═════ Data lines

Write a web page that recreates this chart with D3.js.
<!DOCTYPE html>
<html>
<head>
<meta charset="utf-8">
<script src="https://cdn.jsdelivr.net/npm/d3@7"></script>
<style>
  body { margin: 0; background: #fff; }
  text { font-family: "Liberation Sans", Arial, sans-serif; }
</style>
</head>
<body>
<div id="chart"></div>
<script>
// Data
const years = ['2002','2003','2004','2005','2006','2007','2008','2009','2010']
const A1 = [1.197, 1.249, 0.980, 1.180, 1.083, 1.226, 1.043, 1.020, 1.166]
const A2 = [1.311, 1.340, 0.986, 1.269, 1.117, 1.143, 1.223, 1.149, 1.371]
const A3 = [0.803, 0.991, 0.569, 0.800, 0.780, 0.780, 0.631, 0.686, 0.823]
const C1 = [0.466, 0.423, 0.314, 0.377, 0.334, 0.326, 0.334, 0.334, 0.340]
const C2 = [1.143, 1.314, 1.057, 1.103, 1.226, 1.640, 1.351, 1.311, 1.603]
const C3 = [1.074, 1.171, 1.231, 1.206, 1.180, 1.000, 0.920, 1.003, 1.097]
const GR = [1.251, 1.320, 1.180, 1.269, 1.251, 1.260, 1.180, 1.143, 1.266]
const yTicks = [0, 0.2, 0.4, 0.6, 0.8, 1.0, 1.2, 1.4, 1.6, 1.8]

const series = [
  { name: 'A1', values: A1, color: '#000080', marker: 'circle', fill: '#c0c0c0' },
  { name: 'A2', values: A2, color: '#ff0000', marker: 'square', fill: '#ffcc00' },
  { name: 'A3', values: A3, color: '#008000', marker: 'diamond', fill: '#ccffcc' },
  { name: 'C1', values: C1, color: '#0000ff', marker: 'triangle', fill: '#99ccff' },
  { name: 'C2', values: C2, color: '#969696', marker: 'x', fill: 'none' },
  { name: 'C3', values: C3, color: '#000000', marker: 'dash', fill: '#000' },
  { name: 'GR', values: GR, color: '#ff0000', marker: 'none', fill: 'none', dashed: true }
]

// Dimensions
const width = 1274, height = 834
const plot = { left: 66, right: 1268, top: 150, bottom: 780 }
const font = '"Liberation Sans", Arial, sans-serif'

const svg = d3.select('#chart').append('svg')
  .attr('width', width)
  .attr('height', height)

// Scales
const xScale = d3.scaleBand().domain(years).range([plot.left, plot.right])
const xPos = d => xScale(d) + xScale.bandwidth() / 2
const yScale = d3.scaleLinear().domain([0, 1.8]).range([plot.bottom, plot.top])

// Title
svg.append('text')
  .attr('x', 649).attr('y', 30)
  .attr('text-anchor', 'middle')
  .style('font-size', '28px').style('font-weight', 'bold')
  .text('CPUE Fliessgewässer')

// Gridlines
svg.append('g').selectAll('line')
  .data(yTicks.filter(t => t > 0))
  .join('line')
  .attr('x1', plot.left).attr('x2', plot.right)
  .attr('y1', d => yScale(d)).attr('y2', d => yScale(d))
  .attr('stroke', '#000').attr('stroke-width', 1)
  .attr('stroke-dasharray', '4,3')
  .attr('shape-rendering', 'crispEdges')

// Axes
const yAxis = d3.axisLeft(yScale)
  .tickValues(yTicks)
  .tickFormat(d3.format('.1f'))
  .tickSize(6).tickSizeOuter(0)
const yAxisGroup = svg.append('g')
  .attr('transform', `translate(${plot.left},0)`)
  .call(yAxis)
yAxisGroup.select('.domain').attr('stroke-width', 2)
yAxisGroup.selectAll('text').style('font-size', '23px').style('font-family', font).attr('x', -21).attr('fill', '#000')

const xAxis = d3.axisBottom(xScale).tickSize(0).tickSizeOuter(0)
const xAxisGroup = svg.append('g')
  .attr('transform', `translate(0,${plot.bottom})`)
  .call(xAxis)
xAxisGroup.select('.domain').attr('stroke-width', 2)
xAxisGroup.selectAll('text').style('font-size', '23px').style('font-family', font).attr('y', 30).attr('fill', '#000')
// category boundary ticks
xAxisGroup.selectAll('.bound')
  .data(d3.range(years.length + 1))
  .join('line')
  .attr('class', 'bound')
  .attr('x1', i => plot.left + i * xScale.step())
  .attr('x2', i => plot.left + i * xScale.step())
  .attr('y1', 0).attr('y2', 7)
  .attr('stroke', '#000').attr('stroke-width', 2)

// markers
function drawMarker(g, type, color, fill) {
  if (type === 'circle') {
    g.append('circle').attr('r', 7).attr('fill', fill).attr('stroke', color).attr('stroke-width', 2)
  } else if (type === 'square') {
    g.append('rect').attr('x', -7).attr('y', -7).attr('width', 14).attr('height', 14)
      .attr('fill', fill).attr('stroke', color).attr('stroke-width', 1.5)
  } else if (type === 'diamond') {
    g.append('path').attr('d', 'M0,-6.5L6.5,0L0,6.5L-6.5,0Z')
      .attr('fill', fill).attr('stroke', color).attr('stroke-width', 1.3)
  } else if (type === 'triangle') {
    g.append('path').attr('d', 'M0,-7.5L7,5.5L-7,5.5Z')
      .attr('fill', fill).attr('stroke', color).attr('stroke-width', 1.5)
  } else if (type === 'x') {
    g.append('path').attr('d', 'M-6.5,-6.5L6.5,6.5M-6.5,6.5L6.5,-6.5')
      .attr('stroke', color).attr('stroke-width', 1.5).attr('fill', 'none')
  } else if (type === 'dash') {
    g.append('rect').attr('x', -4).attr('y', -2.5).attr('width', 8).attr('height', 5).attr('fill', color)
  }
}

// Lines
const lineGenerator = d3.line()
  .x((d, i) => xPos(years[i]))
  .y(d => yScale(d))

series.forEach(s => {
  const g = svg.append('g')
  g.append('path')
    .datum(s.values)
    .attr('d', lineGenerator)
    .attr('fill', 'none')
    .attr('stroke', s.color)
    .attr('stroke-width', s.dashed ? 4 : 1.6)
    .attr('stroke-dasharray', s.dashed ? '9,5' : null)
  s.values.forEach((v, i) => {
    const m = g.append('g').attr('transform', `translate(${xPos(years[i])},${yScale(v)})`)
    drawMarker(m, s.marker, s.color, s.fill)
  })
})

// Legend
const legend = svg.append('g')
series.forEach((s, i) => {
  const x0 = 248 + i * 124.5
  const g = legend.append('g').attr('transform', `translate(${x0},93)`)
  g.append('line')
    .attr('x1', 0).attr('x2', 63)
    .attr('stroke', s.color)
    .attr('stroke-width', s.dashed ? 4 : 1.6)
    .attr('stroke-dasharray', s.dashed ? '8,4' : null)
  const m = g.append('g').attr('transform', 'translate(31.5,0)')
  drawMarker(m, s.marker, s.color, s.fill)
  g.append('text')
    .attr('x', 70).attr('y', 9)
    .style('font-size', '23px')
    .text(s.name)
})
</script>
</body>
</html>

══════════

#### [Task details]
Extract the full listing above without alteration.

#### [Exercise solution]
Write a web page that recreates this chart with D3.js.
<!DOCTYPE html>
<html>
<head>
<meta charset="utf-8">
<script src="https://cdn.jsdelivr.net/npm/d3@7"></script>
<style>
  body { margin: 0; background: #fff; }
  text { font-family: "Liberation Sans", Arial, sans-serif; }
</style>
</head>
<body>
<div id="chart"></div>
<script>
// Data
const years = ['2002','2003','2004','2005','2006','2007','2008','2009','2010']
const A1 = [1.197, 1.249, 0.980, 1.180, 1.083, 1.226, 1.043, 1.020, 1.166]
const A2 = [1.311, 1.340, 0.986, 1.269, 1.117, 1.143, 1.223, 1.149, 1.371]
const A3 = [0.803, 0.991, 0.569, 0.800, 0.780, 0.780, 0.631, 0.686, 0.823]
const C1 = [0.466, 0.423, 0.314, 0.377, 0.334, 0.326, 0.334, 0.334, 0.340]
const C2 = [1.143, 1.314, 1.057, 1.103, 1.226, 1.640, 1.351, 1.311, 1.603]
const C3 = [1.074, 1.171, 1.231, 1.206, 1.180, 1.000, 0.920, 1.003, 1.097]
const GR = [1.251, 1.320, 1.180, 1.269, 1.251, 1.260, 1.180, 1.143, 1.266]
const yTicks = [0, 0.2, 0.4, 0.6, 0.8, 1.0, 1.2, 1.4, 1.6, 1.8]

const series = [
  { name: 'A1', values: A1, color: '#000080', marker: 'circle', fill: '#c0c0c0' },
  { name: 'A2', values: A2, color: '#ff0000', marker: 'square', fill: '#ffcc00' },
  { name: 'A3', values: A3, color: '#008000', marker: 'diamond', fill: '#ccffcc' },
  { name: 'C1', values: C1, color: '#0000ff', marker: 'triangle', fill: '#99ccff' },
  { name: 'C2', values: C2, color: '#969696', marker: 'x', fill: 'none' },
  { name: 'C3', values: C3, color: '#000000', marker: 'dash', fill: '#000' },
  { name: 'GR', values: GR, color: '#ff0000', marker: 'none', fill: 'none', dashed: true }
]

// Dimensions
const width = 1274, height = 834
const plot = { left: 66, right: 1268, top: 150, bottom: 780 }
const font = '"Liberation Sans", Arial, sans-serif'

const svg = d3.select('#chart').append('svg')
  .attr('width', width)
  .attr('height', height)

// Scales
const xScale = d3.scaleBand().domain(years).range([plot.left, plot.right])
const xPos = d => xScale(d) + xScale.bandwidth() / 2
const yScale = d3.scaleLinear().domain([0, 1.8]).range([plot.bottom, plot.top])

// Title
svg.append('text')
  .attr('x', 649).attr('y', 30)
  .attr('text-anchor', 'middle')
  .style('font-size', '28px').style('font-weight', 'bold')
  .text('CPUE Fliessgewässer')

// Gridlines
svg.append('g').selectAll('line')
  .data(yTicks.filter(t => t > 0))
  .join('line')
  .attr('x1', plot.left).attr('x2', plot.right)
  .attr('y1', d => yScale(d)).attr('y2', d => yScale(d))
  .attr('stroke', '#000').attr('stroke-width', 1)
  .attr('stroke-dasharray', '4,3')
  .attr('shape-rendering', 'crispEdges')

// Axes
const yAxis = d3.axisLeft(yScale)
  .tickValues(yTicks)
  .tickFormat(d3.format('.1f'))
  .tickSize(6).tickSizeOuter(0)
const yAxisGroup = svg.append('g')
  .attr('transform', `translate(${plot.left},0)`)
  .call(yAxis)
yAxisGroup.select('.domain').attr('stroke-width', 2)
yAxisGroup.selectAll('text').style('font-size', '23px').style('font-family', font).attr('x', -21).attr('fill', '#000')

const xAxis = d3.axisBottom(xScale).tickSize(0).tickSizeOuter(0)
const xAxisGroup = svg.append('g')
  .attr('transform', `translate(0,${plot.bottom})`)
  .call(xAxis)
xAxisGroup.select('.domain').attr('stroke-width', 2)
xAxisGroup.selectAll('text').style('font-size', '23px').style('font-family', font).attr('y', 30).attr('fill', '#000')
// category boundary ticks
xAxisGroup.selectAll('.bound')
  .data(d3.range(years.length + 1))
  .join('line')
  .attr('class', 'bound')
  .attr('x1', i => plot.left + i * xScale.step())
  .attr('x2', i => plot.left + i * xScale.step())
  .attr('y1', 0).attr('y2', 7)
  .attr('stroke', '#000').attr('stroke-width', 2)

// markers
function drawMarker(g, type, color, fill) {
  if (type === 'circle') {
    g.append('circle').attr('r', 7).attr('fill', fill).attr('stroke', color).attr('stroke-width', 2)
  } else if (type === 'square') {
    g.append('rect').attr('x', -7).attr('y', -7).attr('width', 14).attr('height', 14)
      .attr('fill', fill).attr('stroke', color).attr('stroke-width', 1.5)
  } else if (type === 'diamond') {
    g.append('path').attr('d', 'M0,-6.5L6.5,0L0,6.5L-6.5,0Z')
      .attr('fill', fill).attr('stroke', color).attr('stroke-width', 1.3)
  } else if (type === 'triangle') {
    g.append('path').attr('d', 'M0,-7.5L7,5.5L-7,5.5Z')
      .attr('fill', fill).attr('stroke', color).attr('stroke-width', 1.5)
  } else if (type === 'x') {
    g.append('path').attr('d', 'M-6.5,-6.5L6.5,6.5M-6.5,6.5L6.5,-6.5')
      .attr('stroke', color).attr('stroke-width', 1.5).attr('fill', 'none')
  } else if (type === 'dash') {
    g.append('rect').attr('x', -4).attr('y', -2.5).attr('width', 8).attr('height', 5).attr('fill', color)
  }
}

// Lines
const lineGenerator = d3.line()
  .x((d, i) => xPos(years[i]))
  .y(d => yScale(d))

series.forEach(s => {
  const g = svg.append('g')
  g.append('path')
    .datum(s.values)
    .attr('d', lineGenerator)
    .attr('fill', 'none')
    .attr('stroke', s.color)
    .attr('stroke-width', s.dashed ? 4 : 1.6)
    .attr('stroke-dasharray', s.dashed ? '9,5' : null)
  s.values.forEach((v, i) => {
    const m = g.append('g').attr('transform', `translate(${xPos(years[i])},${yScale(v)})`)
    drawMarker(m, s.marker, s.color, s.fill)
  })
})

// Legend
const legend = svg.append('g')
series.forEach((s, i) => {
  const x0 = 248 + i * 124.5
  const g = legend.append('g').attr('transform', `translate(${x0},93)`)
  g.append('line')
    .attr('x1', 0).attr('x2', 63)
    .attr('stroke', s.color)
    .attr('stroke-width', s.dashed ? 4 : 1.6)
    .attr('stroke-dasharray', s.dashed ? '8,4' : null)
  const m = g.append('g').attr('transform', 'translate(31.5,0)')
  drawMarker(m, s.marker, s.color, s.fill)
  g.append('text')
    .attr('x', 70).attr('y', 9)
    .style('font-size', '23px')
    .text(s.name)
})
</script>
</body>
</html>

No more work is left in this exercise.